The request:
From the listing that follows, extract every line and set it down unaltered.

Data extract:
★ ★ ★ ★ ★

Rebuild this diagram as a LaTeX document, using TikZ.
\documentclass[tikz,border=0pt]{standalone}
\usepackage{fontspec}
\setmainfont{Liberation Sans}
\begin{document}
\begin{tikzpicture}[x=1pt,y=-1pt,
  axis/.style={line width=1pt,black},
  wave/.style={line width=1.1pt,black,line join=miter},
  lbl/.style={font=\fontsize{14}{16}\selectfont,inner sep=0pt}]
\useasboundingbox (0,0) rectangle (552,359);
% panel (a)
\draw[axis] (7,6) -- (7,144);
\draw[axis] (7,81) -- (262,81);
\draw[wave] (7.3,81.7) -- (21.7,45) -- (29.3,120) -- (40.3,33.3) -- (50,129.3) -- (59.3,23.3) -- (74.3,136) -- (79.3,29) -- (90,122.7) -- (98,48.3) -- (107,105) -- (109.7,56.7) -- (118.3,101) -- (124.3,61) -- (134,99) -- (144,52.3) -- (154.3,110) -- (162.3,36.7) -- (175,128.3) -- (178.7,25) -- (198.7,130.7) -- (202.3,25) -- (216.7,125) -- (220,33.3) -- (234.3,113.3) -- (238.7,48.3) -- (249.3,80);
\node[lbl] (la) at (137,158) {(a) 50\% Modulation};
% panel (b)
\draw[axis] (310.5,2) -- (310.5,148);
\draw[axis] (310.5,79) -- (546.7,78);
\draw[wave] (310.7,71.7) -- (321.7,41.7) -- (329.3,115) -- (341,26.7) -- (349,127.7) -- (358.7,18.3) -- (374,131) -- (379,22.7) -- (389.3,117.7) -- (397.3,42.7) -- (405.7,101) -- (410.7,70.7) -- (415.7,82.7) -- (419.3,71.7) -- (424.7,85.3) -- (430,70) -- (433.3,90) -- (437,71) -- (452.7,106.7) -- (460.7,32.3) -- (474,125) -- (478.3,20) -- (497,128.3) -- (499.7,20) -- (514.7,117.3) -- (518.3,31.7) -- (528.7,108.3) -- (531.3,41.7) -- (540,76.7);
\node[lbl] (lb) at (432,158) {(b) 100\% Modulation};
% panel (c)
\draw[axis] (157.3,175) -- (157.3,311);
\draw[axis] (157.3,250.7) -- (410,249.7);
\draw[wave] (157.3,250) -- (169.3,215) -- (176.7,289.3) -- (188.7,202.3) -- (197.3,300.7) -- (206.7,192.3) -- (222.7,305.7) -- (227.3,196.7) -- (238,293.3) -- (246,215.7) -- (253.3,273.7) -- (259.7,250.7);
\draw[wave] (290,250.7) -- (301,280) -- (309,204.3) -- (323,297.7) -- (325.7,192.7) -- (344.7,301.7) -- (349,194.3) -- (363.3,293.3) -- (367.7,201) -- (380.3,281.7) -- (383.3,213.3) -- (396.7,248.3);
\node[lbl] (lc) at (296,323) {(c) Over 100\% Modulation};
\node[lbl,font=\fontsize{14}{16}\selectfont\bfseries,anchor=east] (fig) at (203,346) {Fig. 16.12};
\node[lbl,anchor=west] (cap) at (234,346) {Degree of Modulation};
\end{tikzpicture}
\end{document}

★ ★ ★ ★ ★

Solved problem:
Rebuild this diagram as a LaTeX document, using TikZ.
\documentclass[tikz,border=0pt]{standalone}
\usepackage{fontspec}
\setmainfont{Liberation Sans}
\begin{document}
\begin{tikzpicture}[x=1pt,y=-1pt,
  axis/.style={line width=1pt,black},
  wave/.style={line width=1.1pt,black,line join=miter},
  lbl/.style={font=\fontsize{14}{16}\selectfont,inner sep=0pt}]
\useasboundingbox (0,0) rectangle (552,359);
% panel (a)
\draw[axis] (7,6) -- (7,144);
\draw[axis] (7,81) -- (262,81);
\draw[wave] (7.3,81.7) -- (21.7,45) -- (29.3,120) -- (40.3,33.3) -- (50,129.3) -- (59.3,23.3) -- (74.3,136) -- (79.3,29) -- (90,122.7) -- (98,48.3) -- (107,105) -- (109.7,56.7) -- (118.3,101) -- (124.3,61) -- (134,99) -- (144,52.3) -- (154.3,110) -- (162.3,36.7) -- (175,128.3) -- (178.7,25) -- (198.7,130.7) -- (202.3,25) -- (216.7,125) -- (220,33.3) -- (234.3,113.3) -- (238.7,48.3) -- (249.3,80);
\node[lbl] (la) at (137,158) {(a) 50\% Modulation};
% panel (b)
\draw[axis] (310.5,2) -- (310.5,148);
\draw[axis] (310.5,79) -- (546.7,78);
\draw[wave] (310.7,71.7) -- (321.7,41.7) -- (329.3,115) -- (341,26.7) -- (349,127.7) -- (358.7,18.3) -- (374,131) -- (379,22.7) -- (389.3,117.7) -- (397.3,42.7) -- (405.7,101) -- (410.7,70.7) -- (415.7,82.7) -- (419.3,71.7) -- (424.7,85.3) -- (430,70) -- (433.3,90) -- (437,71) -- (452.7,106.7) -- (460.7,32.3) -- (474,125) -- (478.3,20) -- (497,128.3) -- (499.7,20) -- (514.7,117.3) -- (518.3,31.7) -- (528.7,108.3) -- (531.3,41.7) -- (540,76.7);
\node[lbl] (lb) at (432,158) {(b) 100\% Modulation};
% panel (c)
\draw[axis] (157.3,175) -- (157.3,311);
\draw[axis] (157.3,250.7) -- (410,249.7);
\draw[wave] (157.3,250) -- (169.3,215) -- (176.7,289.3) -- (188.7,202.3) -- (197.3,300.7) -- (206.7,192.3) -- (222.7,305.7) -- (227.3,196.7) -- (238,293.3) -- (246,215.7) -- (253.3,273.7) -- (259.7,250.7);
\draw[wave] (290,250.7) -- (301,280) -- (309,204.3) -- (323,297.7) -- (325.7,192.7) -- (344.7,301.7) -- (349,194.3) -- (363.3,293.3) -- (367.7,201) -- (380.3,281.7) -- (383.3,213.3) -- (396.7,248.3);
\node[lbl] (lc) at (296,323) {(c) Over 100\% Modulation};
\node[lbl,font=\fontsize{14}{16}\selectfont\bfseries,anchor=east] (fig) at (203,346) {Fig. 16.12};
\node[lbl,anchor=west] (cap) at (234,346) {Degree of Modulation};
\end{tikzpicture}
\end{document}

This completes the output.